>> START
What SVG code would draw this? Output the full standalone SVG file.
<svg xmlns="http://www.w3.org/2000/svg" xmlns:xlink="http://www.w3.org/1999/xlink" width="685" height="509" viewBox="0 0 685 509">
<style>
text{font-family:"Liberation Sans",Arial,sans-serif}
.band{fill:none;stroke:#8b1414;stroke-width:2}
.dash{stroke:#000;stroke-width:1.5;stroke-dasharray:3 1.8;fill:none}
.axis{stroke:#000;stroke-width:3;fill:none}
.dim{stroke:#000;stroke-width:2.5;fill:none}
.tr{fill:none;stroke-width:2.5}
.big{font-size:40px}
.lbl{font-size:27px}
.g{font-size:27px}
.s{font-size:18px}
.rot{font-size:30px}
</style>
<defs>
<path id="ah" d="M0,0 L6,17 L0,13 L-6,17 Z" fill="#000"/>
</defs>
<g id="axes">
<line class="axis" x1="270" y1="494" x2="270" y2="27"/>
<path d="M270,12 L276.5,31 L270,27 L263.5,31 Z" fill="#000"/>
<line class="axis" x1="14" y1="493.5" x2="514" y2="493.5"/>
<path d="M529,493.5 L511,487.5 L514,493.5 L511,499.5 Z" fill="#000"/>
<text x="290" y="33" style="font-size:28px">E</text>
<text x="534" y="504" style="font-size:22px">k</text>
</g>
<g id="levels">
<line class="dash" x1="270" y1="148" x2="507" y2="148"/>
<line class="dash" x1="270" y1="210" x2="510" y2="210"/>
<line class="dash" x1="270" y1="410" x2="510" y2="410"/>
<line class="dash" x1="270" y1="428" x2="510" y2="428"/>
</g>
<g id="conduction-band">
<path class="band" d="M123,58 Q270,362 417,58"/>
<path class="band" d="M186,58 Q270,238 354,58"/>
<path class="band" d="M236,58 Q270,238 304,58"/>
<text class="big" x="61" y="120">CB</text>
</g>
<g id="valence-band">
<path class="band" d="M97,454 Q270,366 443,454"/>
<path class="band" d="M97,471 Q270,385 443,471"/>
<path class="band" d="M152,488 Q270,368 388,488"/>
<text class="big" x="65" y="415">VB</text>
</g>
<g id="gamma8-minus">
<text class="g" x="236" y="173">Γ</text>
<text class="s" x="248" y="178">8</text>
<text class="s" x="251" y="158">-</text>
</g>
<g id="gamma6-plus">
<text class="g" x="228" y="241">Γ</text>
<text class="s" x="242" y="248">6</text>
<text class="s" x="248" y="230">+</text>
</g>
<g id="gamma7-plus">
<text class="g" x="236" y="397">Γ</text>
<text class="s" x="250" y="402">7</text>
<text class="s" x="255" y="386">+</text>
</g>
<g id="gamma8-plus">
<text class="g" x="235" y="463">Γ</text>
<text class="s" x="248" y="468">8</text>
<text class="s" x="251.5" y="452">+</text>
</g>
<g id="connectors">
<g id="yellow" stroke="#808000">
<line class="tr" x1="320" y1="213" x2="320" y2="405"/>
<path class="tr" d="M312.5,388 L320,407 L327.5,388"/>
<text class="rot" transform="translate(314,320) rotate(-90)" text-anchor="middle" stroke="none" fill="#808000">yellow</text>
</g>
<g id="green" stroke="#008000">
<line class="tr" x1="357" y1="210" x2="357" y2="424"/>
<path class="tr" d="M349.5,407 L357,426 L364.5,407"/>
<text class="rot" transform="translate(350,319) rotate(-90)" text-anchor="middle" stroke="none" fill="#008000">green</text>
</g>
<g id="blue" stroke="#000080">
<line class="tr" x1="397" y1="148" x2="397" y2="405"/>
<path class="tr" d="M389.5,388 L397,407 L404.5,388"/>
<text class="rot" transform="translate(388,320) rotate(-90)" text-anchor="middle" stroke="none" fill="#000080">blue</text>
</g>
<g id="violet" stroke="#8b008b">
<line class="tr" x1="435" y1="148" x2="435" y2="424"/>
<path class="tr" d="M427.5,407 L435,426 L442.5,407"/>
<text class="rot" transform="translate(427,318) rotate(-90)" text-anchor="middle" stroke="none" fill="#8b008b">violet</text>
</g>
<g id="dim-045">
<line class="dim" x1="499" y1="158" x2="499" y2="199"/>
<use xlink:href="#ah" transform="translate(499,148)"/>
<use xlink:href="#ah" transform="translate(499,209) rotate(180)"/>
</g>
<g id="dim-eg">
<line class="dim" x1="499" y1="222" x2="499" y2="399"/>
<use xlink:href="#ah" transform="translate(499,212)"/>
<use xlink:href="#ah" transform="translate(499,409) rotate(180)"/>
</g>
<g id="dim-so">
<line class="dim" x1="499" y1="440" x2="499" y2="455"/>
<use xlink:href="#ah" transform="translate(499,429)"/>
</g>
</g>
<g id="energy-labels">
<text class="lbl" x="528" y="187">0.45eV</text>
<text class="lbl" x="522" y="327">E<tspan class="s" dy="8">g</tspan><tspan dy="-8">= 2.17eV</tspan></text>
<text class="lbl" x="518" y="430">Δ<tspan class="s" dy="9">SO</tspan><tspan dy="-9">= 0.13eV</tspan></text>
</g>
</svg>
>> END
> **INSTRUCTION**
Repeat the whole listing exactly, keeping every line intact.

> **TASK ANSWER**
What SVG code would draw this? Output the full standalone SVG file.
<svg xmlns="http://www.w3.org/2000/svg" xmlns:xlink="http://www.w3.org/1999/xlink" width="685" height="509" viewBox="0 0 685 509">
<style>
text{font-family:"Liberation Sans",Arial,sans-serif}
.band{fill:none;stroke:#8b1414;stroke-width:2}
.dash{stroke:#000;stroke-width:1.5;stroke-dasharray:3 1.8;fill:none}
.axis{stroke:#000;stroke-width:3;fill:none}
.dim{stroke:#000;stroke-width:2.5;fill:none}
.tr{fill:none;stroke-width:2.5}
.big{font-size:40px}
.lbl{font-size:27px}
.g{font-size:27px}
.s{font-size:18px}
.rot{font-size:30px}
</style>
<defs>
<path id="ah" d="M0,0 L6,17 L0,13 L-6,17 Z" fill="#000"/>
</defs>
<g id="axes">
<line class="axis" x1="270" y1="494" x2="270" y2="27"/>
<path d="M270,12 L276.5,31 L270,27 L263.5,31 Z" fill="#000"/>
<line class="axis" x1="14" y1="493.5" x2="514" y2="493.5"/>
<path d="M529,493.5 L511,487.5 L514,493.5 L511,499.5 Z" fill="#000"/>
<text x="290" y="33" style="font-size:28px">E</text>
<text x="534" y="504" style="font-size:22px">k</text>
</g>
<g id="levels">
<line class="dash" x1="270" y1="148" x2="507" y2="148"/>
<line class="dash" x1="270" y1="210" x2="510" y2="210"/>
<line class="dash" x1="270" y1="410" x2="510" y2="410"/>
<line class="dash" x1="270" y1="428" x2="510" y2="428"/>
</g>
<g id="conduction-band">
<path class="band" d="M123,58 Q270,362 417,58"/>
<path class="band" d="M186,58 Q270,238 354,58"/>
<path class="band" d="M236,58 Q270,238 304,58"/>
<text class="big" x="61" y="120">CB</text>
</g>
<g id="valence-band">
<path class="band" d="M97,454 Q270,366 443,454"/>
<path class="band" d="M97,471 Q270,385 443,471"/>
<path class="band" d="M152,488 Q270,368 388,488"/>
<text class="big" x="65" y="415">VB</text>
</g>
<g id="gamma8-minus">
<text class="g" x="236" y="173">Γ</text>
<text class="s" x="248" y="178">8</text>
<text class="s" x="251" y="158">-</text>
</g>
<g id="gamma6-plus">
<text class="g" x="228" y="241">Γ</text>
<text class="s" x="242" y="248">6</text>
<text class="s" x="248" y="230">+</text>
</g>
<g id="gamma7-plus">
<text class="g" x="236" y="397">Γ</text>
<text class="s" x="250" y="402">7</text>
<text class="s" x="255" y="386">+</text>
</g>
<g id="gamma8-plus">
<text class="g" x="235" y="463">Γ</text>
<text class="s" x="248" y="468">8</text>
<text class="s" x="251.5" y="452">+</text>
</g>
<g id="connectors">
<g id="yellow" stroke="#808000">
<line class="tr" x1="320" y1="213" x2="320" y2="405"/>
<path class="tr" d="M312.5,388 L320,407 L327.5,388"/>
<text class="rot" transform="translate(314,320) rotate(-90)" text-anchor="middle" stroke="none" fill="#808000">yellow</text>
</g>
<g id="green" stroke="#008000">
<line class="tr" x1="357" y1="210" x2="357" y2="424"/>
<path class="tr" d="M349.5,407 L357,426 L364.5,407"/>
<text class="rot" transform="translate(350,319) rotate(-90)" text-anchor="middle" stroke="none" fill="#008000">green</text>
</g>
<g id="blue" stroke="#000080">
<line class="tr" x1="397" y1="148" x2="397" y2="405"/>
<path class="tr" d="M389.5,388 L397,407 L404.5,388"/>
<text class="rot" transform="translate(388,320) rotate(-90)" text-anchor="middle" stroke="none" fill="#000080">blue</text>
</g>
<g id="violet" stroke="#8b008b">
<line class="tr" x1="435" y1="148" x2="435" y2="424"/>
<path class="tr" d="M427.5,407 L435,426 L442.5,407"/>
<text class="rot" transform="translate(427,318) rotate(-90)" text-anchor="middle" stroke="none" fill="#8b008b">violet</text>
</g>
<g id="dim-045">
<line class="dim" x1="499" y1="158" x2="499" y2="199"/>
<use xlink:href="#ah" transform="translate(499,148)"/>
<use xlink:href="#ah" transform="translate(499,209) rotate(180)"/>
</g>
<g id="dim-eg">
<line class="dim" x1="499" y1="222" x2="499" y2="399"/>
<use xlink:href="#ah" transform="translate(499,212)"/>
<use xlink:href="#ah" transform="translate(499,409) rotate(180)"/>
</g>
<g id="dim-so">
<line class="dim" x1="499" y1="440" x2="499" y2="455"/>
<use xlink:href="#ah" transform="translate(499,429)"/>
</g>
</g>
<g id="energy-labels">
<text class="lbl" x="528" y="187">0.45eV</text>
<text class="lbl" x="522" y="327">E<tspan class="s" dy="8">g</tspan><tspan dy="-8">= 2.17eV</tspan></text>
<text class="lbl" x="518" y="430">Δ<tspan class="s" dy="9">SO</tspan><tspan dy="-9">= 0.13eV</tspan></text>
</g>
</svg>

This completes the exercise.